Task inputs >>

====

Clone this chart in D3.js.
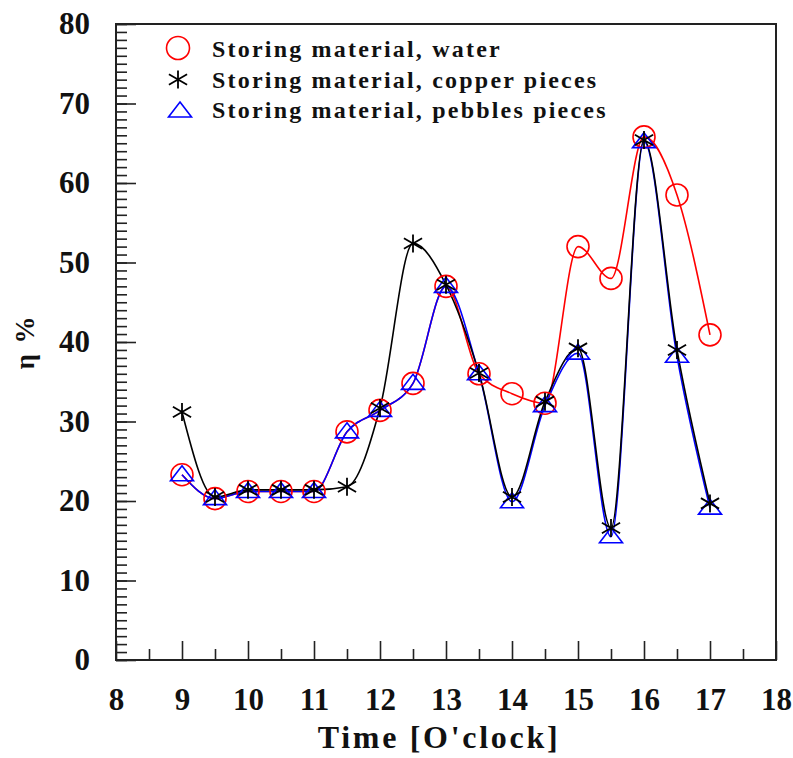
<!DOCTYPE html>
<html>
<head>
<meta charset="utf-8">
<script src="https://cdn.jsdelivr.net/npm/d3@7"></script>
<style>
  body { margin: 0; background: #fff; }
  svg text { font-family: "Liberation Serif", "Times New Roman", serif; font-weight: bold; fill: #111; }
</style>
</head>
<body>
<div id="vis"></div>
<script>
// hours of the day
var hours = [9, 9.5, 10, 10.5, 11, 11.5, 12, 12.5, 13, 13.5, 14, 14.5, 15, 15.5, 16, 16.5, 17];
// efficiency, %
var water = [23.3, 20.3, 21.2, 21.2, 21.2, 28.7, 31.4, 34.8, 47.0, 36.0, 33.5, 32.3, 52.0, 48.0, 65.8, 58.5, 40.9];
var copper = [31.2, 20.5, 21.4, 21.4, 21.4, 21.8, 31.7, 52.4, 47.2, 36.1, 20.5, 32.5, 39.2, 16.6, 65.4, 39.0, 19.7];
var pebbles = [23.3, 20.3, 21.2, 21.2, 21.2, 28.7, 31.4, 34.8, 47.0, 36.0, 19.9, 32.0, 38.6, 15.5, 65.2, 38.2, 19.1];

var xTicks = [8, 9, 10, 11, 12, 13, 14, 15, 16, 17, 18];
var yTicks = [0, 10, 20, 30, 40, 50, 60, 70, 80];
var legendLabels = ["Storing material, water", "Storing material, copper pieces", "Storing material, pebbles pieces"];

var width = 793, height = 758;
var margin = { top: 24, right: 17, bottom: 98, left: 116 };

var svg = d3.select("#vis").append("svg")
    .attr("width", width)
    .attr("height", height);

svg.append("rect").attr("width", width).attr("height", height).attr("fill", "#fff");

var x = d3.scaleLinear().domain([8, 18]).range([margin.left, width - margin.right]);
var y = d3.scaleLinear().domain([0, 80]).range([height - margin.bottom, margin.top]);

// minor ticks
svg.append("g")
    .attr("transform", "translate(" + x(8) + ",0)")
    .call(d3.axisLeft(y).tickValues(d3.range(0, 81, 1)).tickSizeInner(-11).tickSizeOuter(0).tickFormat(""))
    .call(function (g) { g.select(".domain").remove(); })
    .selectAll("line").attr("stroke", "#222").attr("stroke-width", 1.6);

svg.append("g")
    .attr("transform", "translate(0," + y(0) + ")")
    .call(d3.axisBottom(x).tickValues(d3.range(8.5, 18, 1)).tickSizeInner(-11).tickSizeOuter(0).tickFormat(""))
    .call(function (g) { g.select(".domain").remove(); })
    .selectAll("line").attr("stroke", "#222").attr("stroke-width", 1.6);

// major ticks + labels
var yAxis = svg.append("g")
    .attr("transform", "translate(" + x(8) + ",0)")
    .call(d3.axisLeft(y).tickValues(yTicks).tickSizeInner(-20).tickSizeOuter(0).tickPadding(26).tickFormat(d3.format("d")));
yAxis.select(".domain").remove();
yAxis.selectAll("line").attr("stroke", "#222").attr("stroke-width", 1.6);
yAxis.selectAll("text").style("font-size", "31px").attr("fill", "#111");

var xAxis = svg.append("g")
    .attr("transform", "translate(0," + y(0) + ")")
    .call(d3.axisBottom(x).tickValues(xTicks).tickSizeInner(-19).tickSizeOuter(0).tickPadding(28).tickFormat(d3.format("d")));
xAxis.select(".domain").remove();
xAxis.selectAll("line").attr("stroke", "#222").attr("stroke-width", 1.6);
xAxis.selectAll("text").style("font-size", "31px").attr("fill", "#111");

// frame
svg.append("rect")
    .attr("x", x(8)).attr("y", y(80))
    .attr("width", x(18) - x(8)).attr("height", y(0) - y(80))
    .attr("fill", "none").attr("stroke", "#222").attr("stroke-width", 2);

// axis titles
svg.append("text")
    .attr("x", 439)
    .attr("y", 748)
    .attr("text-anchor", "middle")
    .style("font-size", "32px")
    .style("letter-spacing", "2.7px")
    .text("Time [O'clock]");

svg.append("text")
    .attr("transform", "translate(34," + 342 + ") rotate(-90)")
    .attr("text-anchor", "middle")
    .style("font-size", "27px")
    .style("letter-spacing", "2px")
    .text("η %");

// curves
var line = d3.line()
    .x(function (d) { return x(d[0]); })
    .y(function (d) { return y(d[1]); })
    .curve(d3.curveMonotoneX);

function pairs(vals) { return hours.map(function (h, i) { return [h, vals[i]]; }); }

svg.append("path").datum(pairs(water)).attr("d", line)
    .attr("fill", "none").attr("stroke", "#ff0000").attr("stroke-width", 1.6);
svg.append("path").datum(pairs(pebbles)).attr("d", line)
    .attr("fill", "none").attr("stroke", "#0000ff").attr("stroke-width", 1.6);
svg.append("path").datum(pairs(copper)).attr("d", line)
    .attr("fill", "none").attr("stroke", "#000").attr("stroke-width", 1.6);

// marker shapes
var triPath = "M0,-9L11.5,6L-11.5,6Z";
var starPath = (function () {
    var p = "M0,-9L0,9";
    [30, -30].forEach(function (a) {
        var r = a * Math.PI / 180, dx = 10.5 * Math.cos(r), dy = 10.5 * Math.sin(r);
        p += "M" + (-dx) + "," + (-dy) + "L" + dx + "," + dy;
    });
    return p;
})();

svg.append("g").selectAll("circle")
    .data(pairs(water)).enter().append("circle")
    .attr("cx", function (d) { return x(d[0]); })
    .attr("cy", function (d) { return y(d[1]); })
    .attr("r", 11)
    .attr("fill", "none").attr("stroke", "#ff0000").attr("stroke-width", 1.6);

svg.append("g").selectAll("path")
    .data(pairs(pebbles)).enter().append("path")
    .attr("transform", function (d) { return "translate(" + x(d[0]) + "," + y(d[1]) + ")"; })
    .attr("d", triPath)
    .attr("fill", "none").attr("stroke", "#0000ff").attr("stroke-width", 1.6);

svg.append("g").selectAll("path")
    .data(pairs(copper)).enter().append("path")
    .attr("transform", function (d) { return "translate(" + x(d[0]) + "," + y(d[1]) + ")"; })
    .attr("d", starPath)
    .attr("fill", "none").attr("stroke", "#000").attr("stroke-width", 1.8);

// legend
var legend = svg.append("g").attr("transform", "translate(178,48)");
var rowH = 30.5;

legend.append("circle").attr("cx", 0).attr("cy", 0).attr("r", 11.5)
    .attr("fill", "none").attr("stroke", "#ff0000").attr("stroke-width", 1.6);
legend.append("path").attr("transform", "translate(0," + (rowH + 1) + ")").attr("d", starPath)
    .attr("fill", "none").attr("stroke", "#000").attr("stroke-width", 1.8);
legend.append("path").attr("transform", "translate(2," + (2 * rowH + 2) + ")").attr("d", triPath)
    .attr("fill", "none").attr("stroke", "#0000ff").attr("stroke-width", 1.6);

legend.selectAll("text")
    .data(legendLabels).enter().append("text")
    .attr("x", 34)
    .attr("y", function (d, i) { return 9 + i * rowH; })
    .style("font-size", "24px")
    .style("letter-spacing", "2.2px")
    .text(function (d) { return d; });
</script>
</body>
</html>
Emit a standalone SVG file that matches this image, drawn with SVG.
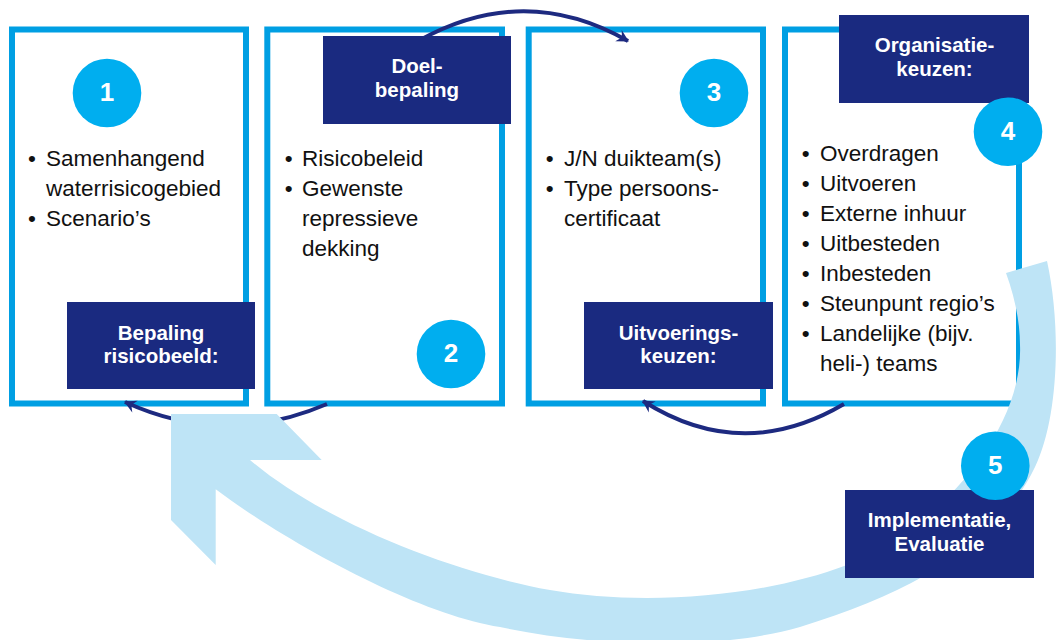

====

Aim of the exercise >> All records must be output exactly as they are, except for the pictures, which are left out.

Solved problem >>
Clone this chart in D3.js.
<!DOCTYPE html>
<html>
<head>
<meta charset="utf-8">
<script src="https://cdn.jsdelivr.net/npm/d3@7"></script>
<style>
  body { margin: 0; background: #fff; }
  svg text { font-family: "Liberation Serif", "Times New Roman", serif; font-weight: bold; fill: #111; }
</style>
</head>
<body>
<div id="vis"></div>
<script>
// hours of the day
var hours = [9, 9.5, 10, 10.5, 11, 11.5, 12, 12.5, 13, 13.5, 14, 14.5, 15, 15.5, 16, 16.5, 17];
// efficiency, %
var water = [23.3, 20.3, 21.2, 21.2, 21.2, 28.7, 31.4, 34.8, 47.0, 36.0, 33.5, 32.3, 52.0, 48.0, 65.8, 58.5, 40.9];
var copper = [31.2, 20.5, 21.4, 21.4, 21.4, 21.8, 31.7, 52.4, 47.2, 36.1, 20.5, 32.5, 39.2, 16.6, 65.4, 39.0, 19.7];
var pebbles = [23.3, 20.3, 21.2, 21.2, 21.2, 28.7, 31.4, 34.8, 47.0, 36.0, 19.9, 32.0, 38.6, 15.5, 65.2, 38.2, 19.1];

var xTicks = [8, 9, 10, 11, 12, 13, 14, 15, 16, 17, 18];
var yTicks = [0, 10, 20, 30, 40, 50, 60, 70, 80];
var legendLabels = ["Storing material, water", "Storing material, copper pieces", "Storing material, pebbles pieces"];

var width = 793, height = 758;
var margin = { top: 24, right: 17, bottom: 98, left: 116 };

var svg = d3.select("#vis").append("svg")
    .attr("width", width)
    .attr("height", height);

svg.append("rect").attr("width", width).attr("height", height).attr("fill", "#fff");

var x = d3.scaleLinear().domain([8, 18]).range([margin.left, width - margin.right]);
var y = d3.scaleLinear().domain([0, 80]).range([height - margin.bottom, margin.top]);

// minor ticks
svg.append("g")
    .attr("transform", "translate(" + x(8) + ",0)")
    .call(d3.axisLeft(y).tickValues(d3.range(0, 81, 1)).tickSizeInner(-11).tickSizeOuter(0).tickFormat(""))
    .call(function (g) { g.select(".domain").remove(); })
    .selectAll("line").attr("stroke", "#222").attr("stroke-width", 1.6);

svg.append("g")
    .attr("transform", "translate(0," + y(0) + ")")
    .call(d3.axisBottom(x).tickValues(d3.range(8.5, 18, 1)).tickSizeInner(-11).tickSizeOuter(0).tickFormat(""))
    .call(function (g) { g.select(".domain").remove(); })
    .selectAll("line").attr("stroke", "#222").attr("stroke-width", 1.6);

// major ticks + labels
var yAxis = svg.append("g")
    .attr("transform", "translate(" + x(8) + ",0)")
    .call(d3.axisLeft(y).tickValues(yTicks).tickSizeInner(-20).tickSizeOuter(0).tickPadding(26).tickFormat(d3.format("d")));
yAxis.select(".domain").remove();
yAxis.selectAll("line").attr("stroke", "#222").attr("stroke-width", 1.6);
yAxis.selectAll("text").style("font-size", "31px").attr("fill", "#111");

var xAxis = svg.append("g")
    .attr("transform", "translate(0," + y(0) + ")")
    .call(d3.axisBottom(x).tickValues(xTicks).tickSizeInner(-19).tickSizeOuter(0).tickPadding(28).tickFormat(d3.format("d")));
xAxis.select(".domain").remove();
xAxis.selectAll("line").attr("stroke", "#222").attr("stroke-width", 1.6);
xAxis.selectAll("text").style("font-size", "31px").attr("fill", "#111");

// frame
svg.append("rect")
    .attr("x", x(8)).attr("y", y(80))
    .attr("width", x(18) - x(8)).attr("height", y(0) - y(80))
    .attr("fill", "none").attr("stroke", "#222").attr("stroke-width", 2);

// axis titles
svg.append("text")
    .attr("x", 439)
    .attr("y", 748)
    .attr("text-anchor", "middle")
    .style("font-size", "32px")
    .style("letter-spacing", "2.7px")
    .text("Time [O'clock]");

svg.append("text")
    .attr("transform", "translate(34," + 342 + ") rotate(-90)")
    .attr("text-anchor", "middle")
    .style("font-size", "27px")
    .style("letter-spacing", "2px")
    .text("η %");

// curves
var line = d3.line()
    .x(function (d) { return x(d[0]); })
    .y(function (d) { return y(d[1]); })
    .curve(d3.curveMonotoneX);

function pairs(vals) { return hours.map(function (h, i) { return [h, vals[i]]; }); }

svg.append("path").datum(pairs(water)).attr("d", line)
    .attr("fill", "none").attr("stroke", "#ff0000").attr("stroke-width", 1.6);
svg.append("path").datum(pairs(pebbles)).attr("d", line)
    .attr("fill", "none").attr("stroke", "#0000ff").attr("stroke-width", 1.6);
svg.append("path").datum(pairs(copper)).attr("d", line)
    .attr("fill", "none").attr("stroke", "#000").attr("stroke-width", 1.6);

// marker shapes
var triPath = "M0,-9L11.5,6L-11.5,6Z";
var starPath = (function () {
    var p = "M0,-9L0,9";
    [30, -30].forEach(function (a) {
        var r = a * Math.PI / 180, dx = 10.5 * Math.cos(r), dy = 10.5 * Math.sin(r);
        p += "M" + (-dx) + "," + (-dy) + "L" + dx + "," + dy;
    });
    return p;
})();

svg.append("g").selectAll("circle")
    .data(pairs(water)).enter().append("circle")
    .attr("cx", function (d) { return x(d[0]); })
    .attr("cy", function (d) { return y(d[1]); })
    .attr("r", 11)
    .attr("fill", "none").attr("stroke", "#ff0000").attr("stroke-width", 1.6);

svg.append("g").selectAll("path")
    .data(pairs(pebbles)).enter().append("path")
    .attr("transform", function (d) { return "translate(" + x(d[0]) + "," + y(d[1]) + ")"; })
    .attr("d", triPath)
    .attr("fill", "none").attr("stroke", "#0000ff").attr("stroke-width", 1.6);

svg.append("g").selectAll("path")
    .data(pairs(copper)).enter().append("path")
    .attr("transform", function (d) { return "translate(" + x(d[0]) + "," + y(d[1]) + ")"; })
    .attr("d", starPath)
    .attr("fill", "none").attr("stroke", "#000").attr("stroke-width", 1.8);

// legend
var legend = svg.append("g").attr("transform", "translate(178,48)");
var rowH = 30.5;

legend.append("circle").attr("cx", 0).attr("cy", 0).attr("r", 11.5)
    .attr("fill", "none").attr("stroke", "#ff0000").attr("stroke-width", 1.6);
legend.append("path").attr("transform", "translate(0," + (rowH + 1) + ")").attr("d", starPath)
    .attr("fill", "none").attr("stroke", "#000").attr("stroke-width", 1.8);
legend.append("path").attr("transform", "translate(2," + (2 * rowH + 2) + ")").attr("d", triPath)
    .attr("fill", "none").attr("stroke", "#0000ff").attr("stroke-width", 1.6);

legend.selectAll("text")
    .data(legendLabels).enter().append("text")
    .attr("x", 34)
    .attr("y", function (d, i) { return 9 + i * rowH; })
    .style("font-size", "24px")
    .style("letter-spacing", "2.2px")
    .text(function (d) { return d; });
</script>
</body>
</html>
Emit a standalone SVG file that matches this image, drawn with SVG.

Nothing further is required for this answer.